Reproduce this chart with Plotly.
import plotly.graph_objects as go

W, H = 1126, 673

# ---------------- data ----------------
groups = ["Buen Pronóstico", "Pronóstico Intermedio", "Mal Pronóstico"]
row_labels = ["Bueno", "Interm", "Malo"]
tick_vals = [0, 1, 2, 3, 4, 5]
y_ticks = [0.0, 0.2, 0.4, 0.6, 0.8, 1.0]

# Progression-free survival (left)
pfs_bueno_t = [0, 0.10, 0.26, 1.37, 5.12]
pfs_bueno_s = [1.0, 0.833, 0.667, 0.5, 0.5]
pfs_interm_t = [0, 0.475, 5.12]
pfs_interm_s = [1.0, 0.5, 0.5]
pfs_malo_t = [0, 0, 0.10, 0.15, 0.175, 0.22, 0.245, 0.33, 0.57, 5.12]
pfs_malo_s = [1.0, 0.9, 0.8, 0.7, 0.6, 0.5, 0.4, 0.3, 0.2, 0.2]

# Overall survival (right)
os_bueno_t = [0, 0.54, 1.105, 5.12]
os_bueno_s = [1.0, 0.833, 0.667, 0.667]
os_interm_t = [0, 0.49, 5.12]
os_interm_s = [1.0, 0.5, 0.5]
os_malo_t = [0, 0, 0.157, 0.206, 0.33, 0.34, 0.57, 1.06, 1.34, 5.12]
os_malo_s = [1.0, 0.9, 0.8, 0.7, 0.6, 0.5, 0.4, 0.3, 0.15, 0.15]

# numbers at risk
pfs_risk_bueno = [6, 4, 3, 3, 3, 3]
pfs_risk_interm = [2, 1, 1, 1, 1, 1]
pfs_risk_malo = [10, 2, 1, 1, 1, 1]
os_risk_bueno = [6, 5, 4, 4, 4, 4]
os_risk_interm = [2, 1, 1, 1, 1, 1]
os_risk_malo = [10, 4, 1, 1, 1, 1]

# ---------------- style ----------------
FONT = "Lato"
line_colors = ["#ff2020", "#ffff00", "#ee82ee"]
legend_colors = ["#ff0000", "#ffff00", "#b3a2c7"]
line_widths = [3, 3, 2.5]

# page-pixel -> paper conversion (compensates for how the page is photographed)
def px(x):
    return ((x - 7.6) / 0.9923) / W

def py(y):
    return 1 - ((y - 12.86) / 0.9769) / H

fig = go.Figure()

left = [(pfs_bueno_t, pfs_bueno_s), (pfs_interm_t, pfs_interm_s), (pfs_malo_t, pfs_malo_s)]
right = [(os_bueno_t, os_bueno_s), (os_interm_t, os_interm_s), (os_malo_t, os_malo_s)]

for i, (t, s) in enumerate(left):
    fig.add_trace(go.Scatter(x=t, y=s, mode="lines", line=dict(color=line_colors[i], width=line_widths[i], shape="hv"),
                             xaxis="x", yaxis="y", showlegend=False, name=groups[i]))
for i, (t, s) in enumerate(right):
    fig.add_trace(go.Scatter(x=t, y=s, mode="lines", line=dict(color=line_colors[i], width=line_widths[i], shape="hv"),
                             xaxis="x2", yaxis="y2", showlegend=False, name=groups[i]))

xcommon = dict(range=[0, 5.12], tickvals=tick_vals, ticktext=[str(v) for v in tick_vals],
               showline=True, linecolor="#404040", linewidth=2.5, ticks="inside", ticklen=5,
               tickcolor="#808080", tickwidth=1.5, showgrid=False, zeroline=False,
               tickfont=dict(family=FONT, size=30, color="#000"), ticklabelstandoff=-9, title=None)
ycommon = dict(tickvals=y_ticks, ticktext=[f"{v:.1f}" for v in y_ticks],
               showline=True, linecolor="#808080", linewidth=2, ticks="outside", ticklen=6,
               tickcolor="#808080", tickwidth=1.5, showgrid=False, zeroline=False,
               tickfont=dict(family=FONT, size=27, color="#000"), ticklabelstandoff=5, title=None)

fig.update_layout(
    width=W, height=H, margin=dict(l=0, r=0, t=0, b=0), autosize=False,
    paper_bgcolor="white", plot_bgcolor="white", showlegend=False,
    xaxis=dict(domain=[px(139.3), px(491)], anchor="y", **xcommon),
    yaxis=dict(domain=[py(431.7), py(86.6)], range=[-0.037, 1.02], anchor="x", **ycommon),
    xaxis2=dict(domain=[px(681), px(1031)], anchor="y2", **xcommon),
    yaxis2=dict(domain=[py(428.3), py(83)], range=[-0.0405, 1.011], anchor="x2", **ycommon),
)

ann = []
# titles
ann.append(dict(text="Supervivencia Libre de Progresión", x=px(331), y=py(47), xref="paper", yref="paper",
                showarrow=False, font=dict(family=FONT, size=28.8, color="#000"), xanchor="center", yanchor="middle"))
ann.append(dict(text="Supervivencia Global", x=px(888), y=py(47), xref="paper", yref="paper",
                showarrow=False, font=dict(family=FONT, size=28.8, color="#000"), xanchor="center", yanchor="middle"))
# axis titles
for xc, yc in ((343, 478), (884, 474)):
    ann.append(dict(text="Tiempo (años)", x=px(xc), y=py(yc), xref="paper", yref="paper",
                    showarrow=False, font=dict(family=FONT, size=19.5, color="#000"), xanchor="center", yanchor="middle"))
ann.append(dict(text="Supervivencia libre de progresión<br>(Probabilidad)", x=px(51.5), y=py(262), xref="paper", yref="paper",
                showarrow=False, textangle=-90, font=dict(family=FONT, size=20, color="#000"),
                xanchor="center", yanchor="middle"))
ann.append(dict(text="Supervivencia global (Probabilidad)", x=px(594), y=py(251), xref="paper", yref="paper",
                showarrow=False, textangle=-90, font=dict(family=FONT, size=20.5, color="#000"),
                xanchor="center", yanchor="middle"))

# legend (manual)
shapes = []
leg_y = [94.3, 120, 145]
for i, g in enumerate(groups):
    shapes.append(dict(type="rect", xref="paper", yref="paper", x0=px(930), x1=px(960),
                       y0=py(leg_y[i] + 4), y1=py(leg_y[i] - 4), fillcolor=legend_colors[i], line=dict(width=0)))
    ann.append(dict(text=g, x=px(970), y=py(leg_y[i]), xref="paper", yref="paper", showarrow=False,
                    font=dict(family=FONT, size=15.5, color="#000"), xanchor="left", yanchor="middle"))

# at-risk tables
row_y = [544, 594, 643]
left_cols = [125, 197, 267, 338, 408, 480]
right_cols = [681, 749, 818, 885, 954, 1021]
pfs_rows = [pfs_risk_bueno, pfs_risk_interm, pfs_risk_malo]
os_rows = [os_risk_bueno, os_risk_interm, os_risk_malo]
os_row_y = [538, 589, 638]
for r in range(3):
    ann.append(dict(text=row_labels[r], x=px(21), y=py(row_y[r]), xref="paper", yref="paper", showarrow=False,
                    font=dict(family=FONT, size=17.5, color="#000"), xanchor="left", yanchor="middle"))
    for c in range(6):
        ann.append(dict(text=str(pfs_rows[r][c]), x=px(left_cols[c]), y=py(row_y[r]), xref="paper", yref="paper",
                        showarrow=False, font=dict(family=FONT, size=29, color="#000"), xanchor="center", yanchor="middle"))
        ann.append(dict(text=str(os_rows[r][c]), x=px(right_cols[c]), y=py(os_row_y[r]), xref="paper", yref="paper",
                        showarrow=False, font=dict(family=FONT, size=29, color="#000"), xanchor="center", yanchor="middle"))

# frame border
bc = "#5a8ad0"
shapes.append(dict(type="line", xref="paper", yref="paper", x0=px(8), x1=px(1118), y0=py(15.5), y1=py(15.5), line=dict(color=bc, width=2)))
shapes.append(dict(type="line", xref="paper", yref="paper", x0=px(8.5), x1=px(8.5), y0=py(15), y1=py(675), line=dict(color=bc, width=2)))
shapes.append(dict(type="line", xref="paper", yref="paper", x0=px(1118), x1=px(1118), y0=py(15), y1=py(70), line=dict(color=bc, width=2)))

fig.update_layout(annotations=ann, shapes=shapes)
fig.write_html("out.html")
---
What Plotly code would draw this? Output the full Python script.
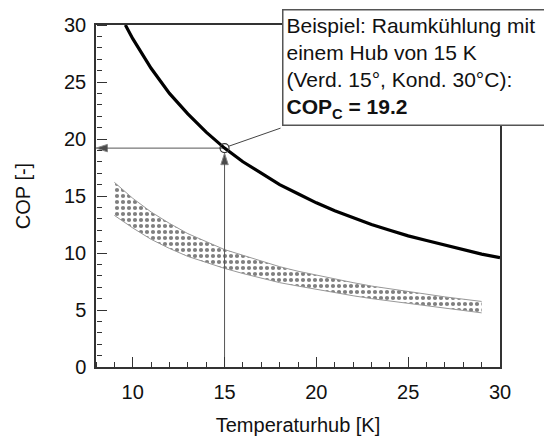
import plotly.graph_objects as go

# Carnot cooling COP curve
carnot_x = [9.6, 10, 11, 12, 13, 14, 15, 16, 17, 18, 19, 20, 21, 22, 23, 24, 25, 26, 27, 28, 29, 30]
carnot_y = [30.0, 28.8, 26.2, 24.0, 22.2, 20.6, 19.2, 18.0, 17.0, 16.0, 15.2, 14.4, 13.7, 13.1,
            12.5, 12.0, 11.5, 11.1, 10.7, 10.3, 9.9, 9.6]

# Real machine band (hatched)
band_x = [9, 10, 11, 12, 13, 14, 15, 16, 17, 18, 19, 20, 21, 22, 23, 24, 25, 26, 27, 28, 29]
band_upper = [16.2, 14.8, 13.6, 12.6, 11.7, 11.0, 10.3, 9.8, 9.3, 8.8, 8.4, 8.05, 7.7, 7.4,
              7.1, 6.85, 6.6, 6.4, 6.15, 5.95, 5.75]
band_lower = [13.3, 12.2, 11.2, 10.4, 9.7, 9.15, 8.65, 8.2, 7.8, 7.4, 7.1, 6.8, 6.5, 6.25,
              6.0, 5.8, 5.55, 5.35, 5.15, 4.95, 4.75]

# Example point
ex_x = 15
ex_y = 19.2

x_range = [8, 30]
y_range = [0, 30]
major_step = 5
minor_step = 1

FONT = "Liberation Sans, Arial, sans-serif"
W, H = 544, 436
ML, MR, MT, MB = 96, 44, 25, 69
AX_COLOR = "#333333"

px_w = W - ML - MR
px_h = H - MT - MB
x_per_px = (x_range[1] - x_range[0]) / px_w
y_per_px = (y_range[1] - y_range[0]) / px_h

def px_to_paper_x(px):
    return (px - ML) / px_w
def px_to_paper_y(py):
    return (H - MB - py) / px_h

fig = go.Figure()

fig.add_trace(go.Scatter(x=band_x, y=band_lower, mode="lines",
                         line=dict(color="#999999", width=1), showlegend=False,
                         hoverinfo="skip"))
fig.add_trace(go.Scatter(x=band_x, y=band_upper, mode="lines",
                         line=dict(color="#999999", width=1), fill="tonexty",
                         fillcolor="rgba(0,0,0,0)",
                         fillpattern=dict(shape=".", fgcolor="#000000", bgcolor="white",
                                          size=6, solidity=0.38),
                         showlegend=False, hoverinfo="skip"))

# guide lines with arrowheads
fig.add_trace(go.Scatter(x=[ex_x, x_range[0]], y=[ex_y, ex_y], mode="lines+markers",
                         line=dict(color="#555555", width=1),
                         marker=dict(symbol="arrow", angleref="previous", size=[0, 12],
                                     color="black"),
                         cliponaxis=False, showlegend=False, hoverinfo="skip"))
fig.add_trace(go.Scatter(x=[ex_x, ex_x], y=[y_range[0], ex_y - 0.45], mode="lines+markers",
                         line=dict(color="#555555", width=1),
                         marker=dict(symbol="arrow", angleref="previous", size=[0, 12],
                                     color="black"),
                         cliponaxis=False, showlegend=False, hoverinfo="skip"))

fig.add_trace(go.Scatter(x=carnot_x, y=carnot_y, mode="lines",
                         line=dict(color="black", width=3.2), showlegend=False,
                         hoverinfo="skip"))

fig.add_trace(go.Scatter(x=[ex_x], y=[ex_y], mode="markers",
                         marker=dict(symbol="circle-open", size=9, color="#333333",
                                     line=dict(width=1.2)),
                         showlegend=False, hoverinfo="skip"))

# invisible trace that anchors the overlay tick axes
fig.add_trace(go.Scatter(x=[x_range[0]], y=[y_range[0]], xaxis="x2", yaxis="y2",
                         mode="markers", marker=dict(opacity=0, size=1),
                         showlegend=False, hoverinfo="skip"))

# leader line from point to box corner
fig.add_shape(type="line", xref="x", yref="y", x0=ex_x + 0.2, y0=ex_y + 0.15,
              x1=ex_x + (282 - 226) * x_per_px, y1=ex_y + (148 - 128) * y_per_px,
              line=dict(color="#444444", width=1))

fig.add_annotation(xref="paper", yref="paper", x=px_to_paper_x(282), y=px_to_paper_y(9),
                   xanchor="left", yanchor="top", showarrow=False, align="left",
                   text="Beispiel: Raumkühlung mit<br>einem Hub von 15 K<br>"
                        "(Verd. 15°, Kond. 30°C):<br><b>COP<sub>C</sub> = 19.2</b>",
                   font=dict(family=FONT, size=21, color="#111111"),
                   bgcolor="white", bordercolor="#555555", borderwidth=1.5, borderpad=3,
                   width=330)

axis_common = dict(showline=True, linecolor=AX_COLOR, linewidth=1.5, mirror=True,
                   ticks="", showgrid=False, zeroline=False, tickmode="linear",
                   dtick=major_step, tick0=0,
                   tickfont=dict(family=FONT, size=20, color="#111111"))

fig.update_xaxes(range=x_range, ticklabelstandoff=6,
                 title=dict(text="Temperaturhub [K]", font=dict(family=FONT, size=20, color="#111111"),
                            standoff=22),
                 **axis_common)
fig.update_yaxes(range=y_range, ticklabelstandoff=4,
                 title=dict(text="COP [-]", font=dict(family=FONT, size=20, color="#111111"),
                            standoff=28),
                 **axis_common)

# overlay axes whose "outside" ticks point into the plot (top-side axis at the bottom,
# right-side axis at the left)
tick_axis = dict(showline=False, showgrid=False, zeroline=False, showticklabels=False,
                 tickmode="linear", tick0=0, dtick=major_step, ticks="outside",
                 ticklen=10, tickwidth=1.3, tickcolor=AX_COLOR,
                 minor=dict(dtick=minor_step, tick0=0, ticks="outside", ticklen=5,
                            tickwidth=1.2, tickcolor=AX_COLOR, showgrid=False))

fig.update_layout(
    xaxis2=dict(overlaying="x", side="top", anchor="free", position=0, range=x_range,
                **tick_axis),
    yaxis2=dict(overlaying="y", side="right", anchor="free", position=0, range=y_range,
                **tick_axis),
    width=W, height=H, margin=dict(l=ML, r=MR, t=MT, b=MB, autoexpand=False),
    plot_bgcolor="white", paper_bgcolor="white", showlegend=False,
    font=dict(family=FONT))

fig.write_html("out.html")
...
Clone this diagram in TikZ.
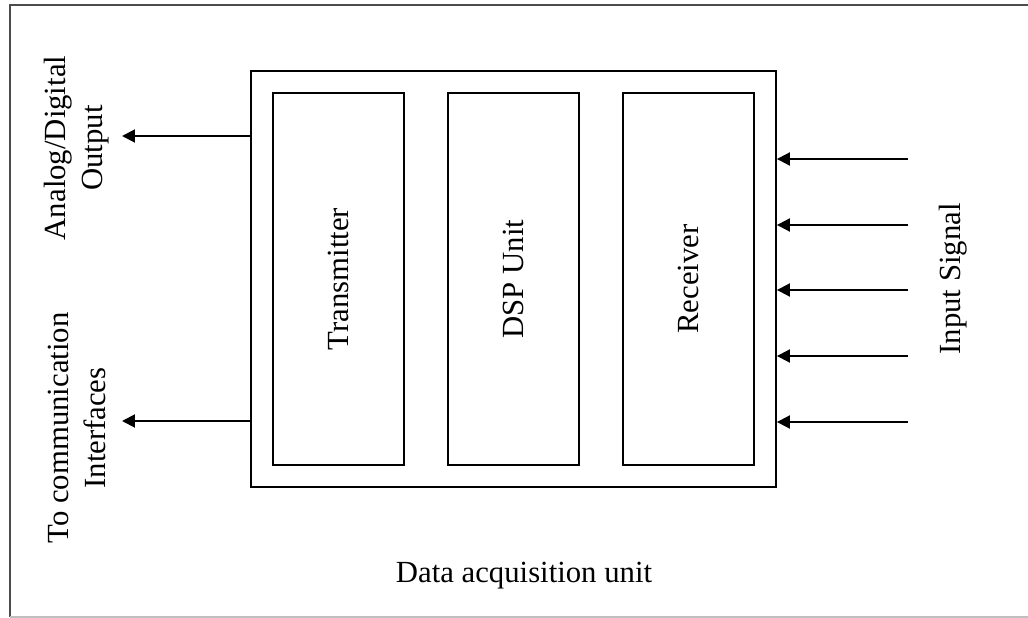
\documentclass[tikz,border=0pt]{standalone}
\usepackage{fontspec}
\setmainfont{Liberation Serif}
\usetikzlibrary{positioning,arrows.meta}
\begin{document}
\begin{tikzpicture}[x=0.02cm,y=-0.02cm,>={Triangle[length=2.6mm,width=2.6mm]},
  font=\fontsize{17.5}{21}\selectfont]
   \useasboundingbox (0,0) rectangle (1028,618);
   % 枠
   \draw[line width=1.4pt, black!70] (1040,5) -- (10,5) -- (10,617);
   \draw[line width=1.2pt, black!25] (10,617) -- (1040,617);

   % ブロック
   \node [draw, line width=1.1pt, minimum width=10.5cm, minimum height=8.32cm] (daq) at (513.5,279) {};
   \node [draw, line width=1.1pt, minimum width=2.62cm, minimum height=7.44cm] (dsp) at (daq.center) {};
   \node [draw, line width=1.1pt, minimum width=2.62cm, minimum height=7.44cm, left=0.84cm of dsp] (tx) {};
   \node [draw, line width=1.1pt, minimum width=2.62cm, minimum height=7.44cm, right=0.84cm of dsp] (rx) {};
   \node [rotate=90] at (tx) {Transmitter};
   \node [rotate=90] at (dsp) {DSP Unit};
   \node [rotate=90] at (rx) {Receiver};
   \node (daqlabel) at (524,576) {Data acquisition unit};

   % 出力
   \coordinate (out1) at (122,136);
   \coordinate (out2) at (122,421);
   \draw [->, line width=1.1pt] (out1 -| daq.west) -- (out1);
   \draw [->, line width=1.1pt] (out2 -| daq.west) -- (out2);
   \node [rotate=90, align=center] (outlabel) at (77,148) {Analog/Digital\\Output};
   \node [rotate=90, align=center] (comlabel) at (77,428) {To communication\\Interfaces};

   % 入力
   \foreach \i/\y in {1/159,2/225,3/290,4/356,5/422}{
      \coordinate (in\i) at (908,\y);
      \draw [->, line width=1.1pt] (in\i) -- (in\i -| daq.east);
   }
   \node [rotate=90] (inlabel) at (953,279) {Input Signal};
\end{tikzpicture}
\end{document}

** WRITTEN PROBLEM **
From the records above, copy exactly the stretch from the line holding "Clone this diagram in TikZ." through the line holding "(10,617) -- (1040,617);", both ends included, without the pictures.

** TASK OUTPUT **
Clone this diagram in TikZ.
\documentclass[tikz,border=0pt]{standalone}
\usepackage{fontspec}
\setmainfont{Liberation Serif}
\usetikzlibrary{positioning,arrows.meta}
\begin{document}
\begin{tikzpicture}[x=0.02cm,y=-0.02cm,>={Triangle[length=2.6mm,width=2.6mm]},
  font=\fontsize{17.5}{21}\selectfont]
   \useasboundingbox (0,0) rectangle (1028,618);
   % 枠
   \draw[line width=1.4pt, black!70] (1040,5) -- (10,5) -- (10,617);
   \draw[line width=1.2pt, black!25] (10,617) -- (1040,617);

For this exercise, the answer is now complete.